What makes Home robots succeed or fail?
Reviewing a research paper in the context of Anki Vector
Researchers led by Prof. Selma Sabanovic in Indiana University recently published a paper in the International Journal of Social Robots, which they kindly gave me access to. The authors did great market research and analysis on what makes home robots succeed or fail based on data from 448 products sold via Kickstarter/Indiegogo over an eight year period (2011-2018). I found this paper to be an excellent epitome of the kind of background work that entrepreneurs ought to do while trying to bake a new product design. The authors categorized and labelled the data, performed a variety of statistical operations, and did sentiment analysis on comments left by product users to generate some very interesting results. Here are some interesting conclusions from this paper on what specifically does and does not work when it comes to home robots.
Having the ability to take videos with a camera is one of the most important features people expect in home robots. Integration with other cameras such as home security cameras adds value. People who wanted camera features were also very concerned with privacy. This is interesting in the context of Anki Vector as we all know how much Anki invested in the security features of Vector. Anki actually hired a very experienced security expert, Talha Tariq, to design the security of Vector.
Performing the functionality equivalent to Amazon Alexa is one of the basic expectations people have of home robots. Again in the context of Anki Vector, we witnessed how Anki engineers hurriedly implemented and released Vector’s Alexa integration as their first feature after Vector’s launch in October 2018.
People like different color options and upgrade options. Black, blue, and white were the preferred colors. People not only desired upgrade options but were inclined to pay for them. This is an area which Anki may have missed, Vector came in a single color and without any upgrade or subscription options which could have paid for the services that Anki was hosting to run Vector. On the other hand, Petoi Bittle does a great job in this regard by providing lots of upgrade options, although it did make manufacturing much more complex and packaging much more tedious.
The study found that heath and fitness, education, and home security would have the largest number of backers. The study also found that education specifically for computer programming had the highest number of projects launched but didn’t secure high number of backers. Instead, people expected education focussed home robots to help children with language, science, social development, and general knowledge. In the context of Anki, we saw that Anki Cozmo had a very high adoption and success, possibly because of it was better in helping children with the above skills.
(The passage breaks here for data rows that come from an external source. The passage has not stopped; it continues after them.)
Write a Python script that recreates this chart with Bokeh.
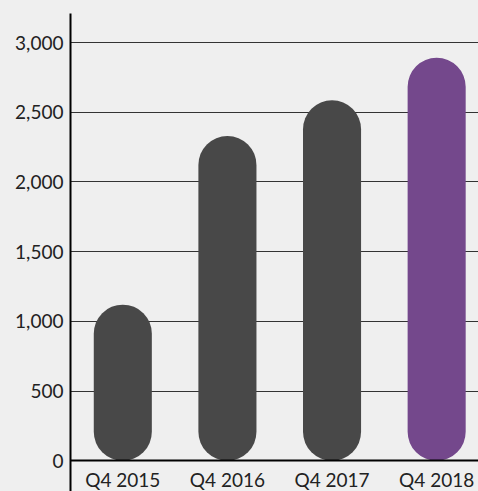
from bokeh.plotting import figure
from bokeh.models import Range1d, FixedTicker, ColumnDataSource, NumeralTickFormatter
from bokeh.embed import file_html
from bokeh.resources import INLINE

quarters = ["Q4 2015", "Q4 2016", "Q4 2017", "Q4 2018"]
values = [1120, 2330, 2585, 2890]
colors = ["#484848", "#484848", "#484848", "#74488c"]
y_ticks = [0, 500, 1000, 1500, 2000, 2500, 3000]

positions = [i + 0.5 for i in range(len(quarters))]

src = ColumnDataSource(dict(x=positions, top=values, color=colors, q=quarters))

BG = "#efefef"
FONT = "Lato"

p = figure(width=478, height=491, output_backend="svg", toolbar_location=None,
           x_range=Range1d(0, 3.9), y_range=Range1d(-220, 3208),
           min_border_left=70, min_border_right=0, min_border_top=13, min_border_bottom=0,
           background_fill_color=BG, border_fill_color=BG)
p.outline_line_color = None

p.vbar(x="x", top="top", bottom=0, width=0.555, fill_color="color", line_color=None,
       border_radius=29, source=src)

p.xaxis.fixed_location = 0
p.xaxis.ticker = FixedTicker(ticks=positions)
p.xaxis.major_label_overrides = {pos: q for pos, q in zip(positions, quarters)}
p.xaxis.axis_line_color = "#000000"
p.xaxis.axis_line_width = 2
p.xaxis.major_tick_line_color = None
p.xaxis.major_tick_out = 0
p.xaxis.major_tick_in = 0
p.xaxis.minor_tick_line_color = None
p.xaxis.major_label_standoff = 7
p.xaxis.major_label_text_font = FONT
p.xaxis.major_label_text_font_size = "19px"
p.xaxis.major_label_text_color = "#222222"
p.xgrid.visible = False

p.yaxis.ticker = FixedTicker(ticks=y_ticks)
p.yaxis.formatter = NumeralTickFormatter(format="0,0")
p.yaxis.axis_line_color = "#000000"
p.yaxis.axis_line_width = 2
p.yaxis.major_tick_line_color = None
p.yaxis.major_tick_out = 0
p.yaxis.major_tick_in = 0
p.yaxis.minor_tick_line_color = None
p.yaxis.major_label_standoff = 7
p.yaxis.major_label_text_font = FONT
p.yaxis.major_label_text_font_size = "19px"
p.yaxis.major_label_text_color = "#222222"

p.ygrid.grid_line_color = "#333333"
p.ygrid.grid_line_width = 1

html = file_html(p, INLINE)
html = html.replace("</head>",
                    "<style>html,body{margin:0;padding:0;overflow:hidden;background-color:%s;}</style></head>" % BG, 1)
open("out.html", "w").write(html)
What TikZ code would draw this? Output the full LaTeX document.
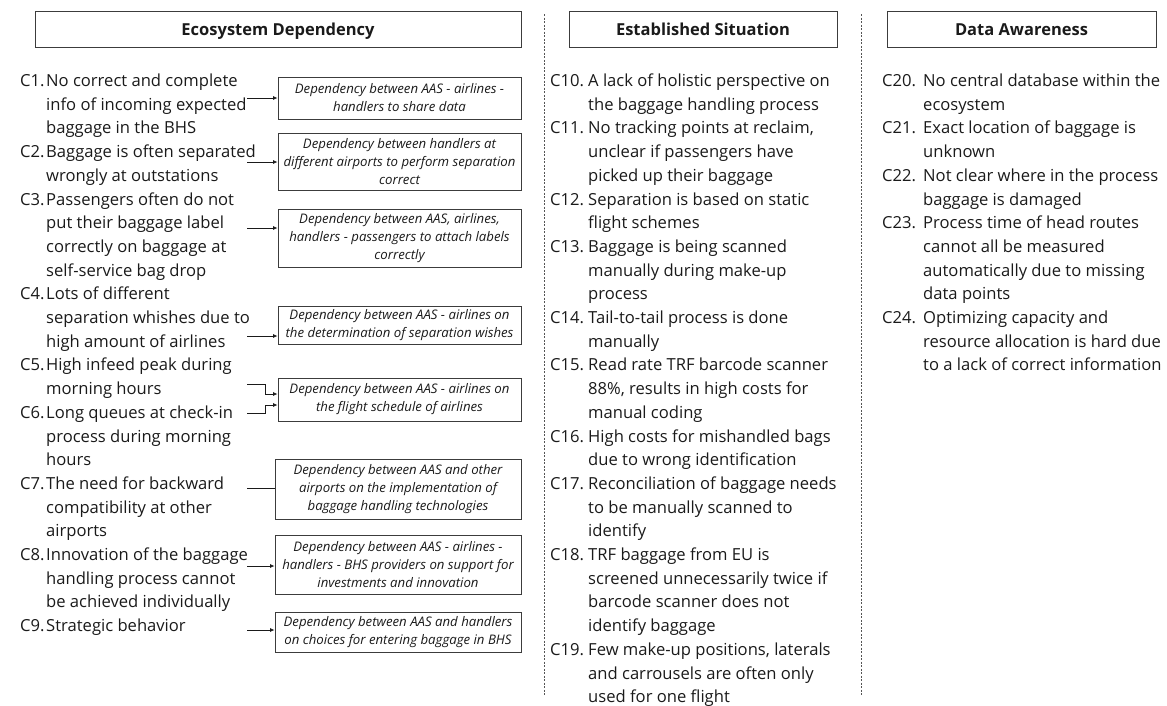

The authors found that single person use robots are likely for successful compared to family use robots. Similarly, single function robots would have more backers with multi-functional robots. The latter is an important conclusion because it indicates market preference for single purpose cheap robots as opposed to multi purpose expensive robots. This conclusion may be biased by the fact that most backers in Kickstarter/ Indiegogo are men. Designers of new robots may therefore devote stripping down features to the simplest minimal viable product (MVP), that could be priced cheap.
The authors suggest that animal form robots have more success of adoption than human form or machine form robots.
While analyzing for product failures, the authors found many failures were due to the products not satisfying the needs of early customers (e.g. Jibo) or due to products not having sufficient non distinguishable features compared to non robotic products. This was certainly true in the case of Anki Vector, as it lacked a concrete killer use case. Most of the functionality provided by Anki Vector, could actually be done in a much easier way with other devices.
In my opinion, the authors definitely succeeded in showing how crowd-sourced data can be used to supplement other avenues such as consumers surveys when it comes to designing products. This approach has some distinct metrics and advantages because it captures a customer action (in terms of actually buying the product and potential using it). Similarly sentiment analysis of comments and definitely yield a trove of information, which can be used for future product design.